**Job:**
Reproduce each line from the first in the data through the line that contains "from matplotlib.ticker import" exactly; give nothing else.

**Supplied material:**
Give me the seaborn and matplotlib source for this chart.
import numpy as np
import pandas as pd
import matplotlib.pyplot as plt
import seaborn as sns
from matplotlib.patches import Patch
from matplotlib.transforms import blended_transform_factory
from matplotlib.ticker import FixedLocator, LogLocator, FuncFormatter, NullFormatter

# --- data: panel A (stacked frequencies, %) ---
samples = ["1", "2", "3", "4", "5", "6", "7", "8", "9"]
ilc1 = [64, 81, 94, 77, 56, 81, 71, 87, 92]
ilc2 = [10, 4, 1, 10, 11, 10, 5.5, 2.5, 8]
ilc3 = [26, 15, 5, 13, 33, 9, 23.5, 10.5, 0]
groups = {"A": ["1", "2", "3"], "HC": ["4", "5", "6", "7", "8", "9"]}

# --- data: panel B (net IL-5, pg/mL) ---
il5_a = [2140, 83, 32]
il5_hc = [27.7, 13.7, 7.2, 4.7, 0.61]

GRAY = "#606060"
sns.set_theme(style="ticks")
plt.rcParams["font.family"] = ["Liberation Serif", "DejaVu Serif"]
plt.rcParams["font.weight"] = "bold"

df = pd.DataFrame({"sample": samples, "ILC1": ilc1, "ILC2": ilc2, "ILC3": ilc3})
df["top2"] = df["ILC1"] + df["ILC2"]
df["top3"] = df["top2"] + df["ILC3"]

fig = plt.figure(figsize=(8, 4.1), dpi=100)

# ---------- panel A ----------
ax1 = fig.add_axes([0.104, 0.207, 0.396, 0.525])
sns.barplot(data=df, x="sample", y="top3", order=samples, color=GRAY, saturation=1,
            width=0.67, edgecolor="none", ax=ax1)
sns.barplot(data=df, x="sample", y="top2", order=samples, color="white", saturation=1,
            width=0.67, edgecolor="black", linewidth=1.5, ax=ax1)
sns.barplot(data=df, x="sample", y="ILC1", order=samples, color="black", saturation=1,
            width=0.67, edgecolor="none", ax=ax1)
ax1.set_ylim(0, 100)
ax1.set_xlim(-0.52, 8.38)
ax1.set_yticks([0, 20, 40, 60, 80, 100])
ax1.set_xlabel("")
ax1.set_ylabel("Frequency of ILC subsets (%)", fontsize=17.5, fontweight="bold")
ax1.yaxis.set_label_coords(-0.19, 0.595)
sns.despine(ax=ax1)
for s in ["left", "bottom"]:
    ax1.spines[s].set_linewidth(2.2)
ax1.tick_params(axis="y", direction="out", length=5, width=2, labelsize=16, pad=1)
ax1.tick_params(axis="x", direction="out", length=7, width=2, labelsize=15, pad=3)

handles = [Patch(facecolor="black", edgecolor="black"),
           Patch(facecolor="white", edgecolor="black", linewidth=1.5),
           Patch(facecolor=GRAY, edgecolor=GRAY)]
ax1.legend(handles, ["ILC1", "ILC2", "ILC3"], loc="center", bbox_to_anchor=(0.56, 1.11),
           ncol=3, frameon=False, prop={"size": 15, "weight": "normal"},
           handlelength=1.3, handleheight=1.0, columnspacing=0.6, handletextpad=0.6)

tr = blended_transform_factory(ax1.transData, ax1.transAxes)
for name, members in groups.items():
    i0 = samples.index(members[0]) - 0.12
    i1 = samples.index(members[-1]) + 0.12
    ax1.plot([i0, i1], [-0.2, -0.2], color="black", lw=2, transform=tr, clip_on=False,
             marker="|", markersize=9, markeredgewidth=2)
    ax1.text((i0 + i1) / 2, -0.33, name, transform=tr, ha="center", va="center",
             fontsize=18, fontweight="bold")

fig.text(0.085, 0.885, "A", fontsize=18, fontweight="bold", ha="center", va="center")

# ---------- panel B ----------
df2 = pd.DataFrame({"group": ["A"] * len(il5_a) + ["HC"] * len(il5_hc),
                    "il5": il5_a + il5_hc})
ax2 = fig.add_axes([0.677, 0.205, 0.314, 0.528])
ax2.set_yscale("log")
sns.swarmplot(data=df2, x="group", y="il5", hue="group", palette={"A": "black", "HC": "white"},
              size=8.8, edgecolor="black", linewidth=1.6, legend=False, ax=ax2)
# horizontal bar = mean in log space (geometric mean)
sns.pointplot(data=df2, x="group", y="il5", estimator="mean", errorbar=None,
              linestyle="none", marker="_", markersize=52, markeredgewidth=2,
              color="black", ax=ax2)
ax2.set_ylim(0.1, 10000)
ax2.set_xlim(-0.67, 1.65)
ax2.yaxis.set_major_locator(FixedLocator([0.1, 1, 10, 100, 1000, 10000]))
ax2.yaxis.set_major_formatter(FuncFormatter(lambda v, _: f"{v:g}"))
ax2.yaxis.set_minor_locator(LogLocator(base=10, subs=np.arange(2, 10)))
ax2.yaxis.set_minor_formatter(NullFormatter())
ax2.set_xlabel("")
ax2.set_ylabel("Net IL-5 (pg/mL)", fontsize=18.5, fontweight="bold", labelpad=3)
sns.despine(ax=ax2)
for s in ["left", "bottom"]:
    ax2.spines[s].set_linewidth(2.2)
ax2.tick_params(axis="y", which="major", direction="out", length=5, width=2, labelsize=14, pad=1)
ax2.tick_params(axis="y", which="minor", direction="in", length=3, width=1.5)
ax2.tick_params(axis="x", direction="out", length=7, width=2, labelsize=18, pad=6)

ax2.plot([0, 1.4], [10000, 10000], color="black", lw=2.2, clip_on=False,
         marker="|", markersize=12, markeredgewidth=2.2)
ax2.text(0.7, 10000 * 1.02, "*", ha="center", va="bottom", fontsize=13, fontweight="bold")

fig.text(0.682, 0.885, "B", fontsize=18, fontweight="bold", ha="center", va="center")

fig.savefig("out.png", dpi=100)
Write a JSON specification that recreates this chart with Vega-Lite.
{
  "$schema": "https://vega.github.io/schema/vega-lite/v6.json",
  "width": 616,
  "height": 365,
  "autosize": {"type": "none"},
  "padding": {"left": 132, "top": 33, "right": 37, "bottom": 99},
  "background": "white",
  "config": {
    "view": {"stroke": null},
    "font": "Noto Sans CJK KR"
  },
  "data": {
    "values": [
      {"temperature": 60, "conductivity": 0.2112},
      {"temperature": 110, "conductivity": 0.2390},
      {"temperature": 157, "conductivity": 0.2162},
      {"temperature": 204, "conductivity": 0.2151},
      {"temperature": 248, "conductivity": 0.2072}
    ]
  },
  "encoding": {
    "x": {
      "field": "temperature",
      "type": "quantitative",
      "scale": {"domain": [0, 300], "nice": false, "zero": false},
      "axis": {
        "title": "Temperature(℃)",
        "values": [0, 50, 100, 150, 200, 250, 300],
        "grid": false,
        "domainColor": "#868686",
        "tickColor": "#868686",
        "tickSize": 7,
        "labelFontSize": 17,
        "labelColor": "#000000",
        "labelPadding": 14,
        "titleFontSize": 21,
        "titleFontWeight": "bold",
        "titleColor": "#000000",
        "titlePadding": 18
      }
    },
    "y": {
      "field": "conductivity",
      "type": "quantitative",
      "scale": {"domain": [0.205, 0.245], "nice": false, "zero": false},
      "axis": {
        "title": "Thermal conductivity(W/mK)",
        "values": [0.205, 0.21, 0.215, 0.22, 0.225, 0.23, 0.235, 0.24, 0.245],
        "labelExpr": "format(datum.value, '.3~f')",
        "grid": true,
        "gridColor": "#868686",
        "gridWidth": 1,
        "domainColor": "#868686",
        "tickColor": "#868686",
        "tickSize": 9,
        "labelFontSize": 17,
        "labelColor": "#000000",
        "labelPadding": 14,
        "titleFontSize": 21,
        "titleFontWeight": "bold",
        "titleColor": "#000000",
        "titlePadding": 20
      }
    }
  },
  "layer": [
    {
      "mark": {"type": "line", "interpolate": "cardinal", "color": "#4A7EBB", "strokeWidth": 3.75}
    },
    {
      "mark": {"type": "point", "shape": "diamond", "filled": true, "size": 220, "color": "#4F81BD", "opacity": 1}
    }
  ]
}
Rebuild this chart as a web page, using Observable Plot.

**Result of the exercise:**
Give me the seaborn and matplotlib source for this chart.
import numpy as np
import pandas as pd
import matplotlib.pyplot as plt
import seaborn as sns
from matplotlib.patches import Patch
from matplotlib.transforms import blended_transform_factory
from matplotlib.ticker import FixedLocator, LogLocator, FuncFormatter, NullFormatter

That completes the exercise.